Saturday, February 26, 2011

Meeting up in Osaka

Backstreet, Namba
Because I know absolutely nobody in Osaka, I went on to meetup.com and looked there for people, and arranged to have dinner at a Canadian pizza restaurant north of the main station. Because I enjoy partaking of local customs, and when in Osaka, what could be more culturally appropriate than Canadian pizza?

I almost failed to find the pizza: inadvertently I lost the map I'd printed out and although I knew it was north to the main station, that description covers at least half of Japan. Frantically searching and getting more and more confused, eventually I had to call my fiancee back in Hong Kong and get directions, a task made more difficult by Google Maps only showing the kana for each road and nothing she could read out to me.

After two circuits of the same block, it transpired that I'd been standing outside the place I'd been looking for, just looking in the wrong direction. Damn you, dramatic irony. There ended up being four of us: me, the organiser, who is a vertically integrated furniture maker, a lady who's in logistics, and finally a violin repairer, so a rather eclectic crowd. It was really good not to spend a night in a foreign city wondering what on earth to do, and I also got to eat Canadian pizza, which is the same as ... pizza. Maybe if they'd garnished it with maple syrup I'd have felt it was more idiosyncratic. Eh?

Still, one ex-British dominion wasn't enough: after the Canadian pizza, we walked to the Blue Billabong, an Australian-themed bar with a staff and clientele of Japanese (compare to an "Irish" pub in London where everyone working there is Australian and everyone drinking is English), had another drink and then discovered that I'd missed the last train back to Rinku Town, the strangely-monikered station just beneath my hotel.

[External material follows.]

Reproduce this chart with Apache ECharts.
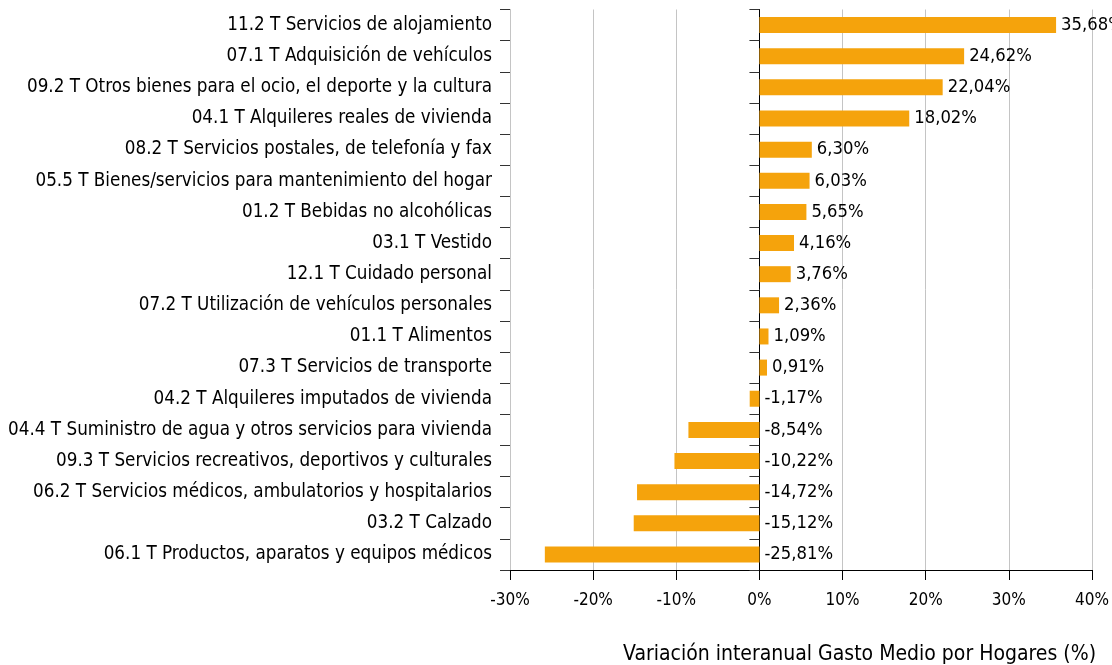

(It's impressive that Japanese ticket machines won't sell you a ticket to a station you can't get to; from what I fondly remember of London Undergroun, the machines there will cheerfully take your money and give you a ticket, long after the last train has departed and your best chance of making it to Clapham is harnessing some rats to pull you along.)

Our host kindly offered me the chance to stay at his place instead, but since I was meeting people at the hotel first thing tomorrow I couldn't do that, and then offered me 1,000 yen for a taxi, which again I declined because I should have had enough nous to know what time the last train back was. I hope that didn't come across as a rude rejection of hospitality. It does show a certain generosity of character to offer somebody a place to stay after only four hours in their company, but I have a rendezvous with a hire car and an enormous bed that I've already paid for. Plus the train will take me within one stop of my required destination, after which it's either a yomp or a short taxi ride home.

I just hope when I get back to the hotel I haven't dropped anything else out of my pockets that turns out to be essential. Well, that can't be the case, because you'll only read this if I did succeed in making it home. Or perhaps this could just be a message in a Blackberry, found countless years later...

Hmm. Have to think positive thoughts.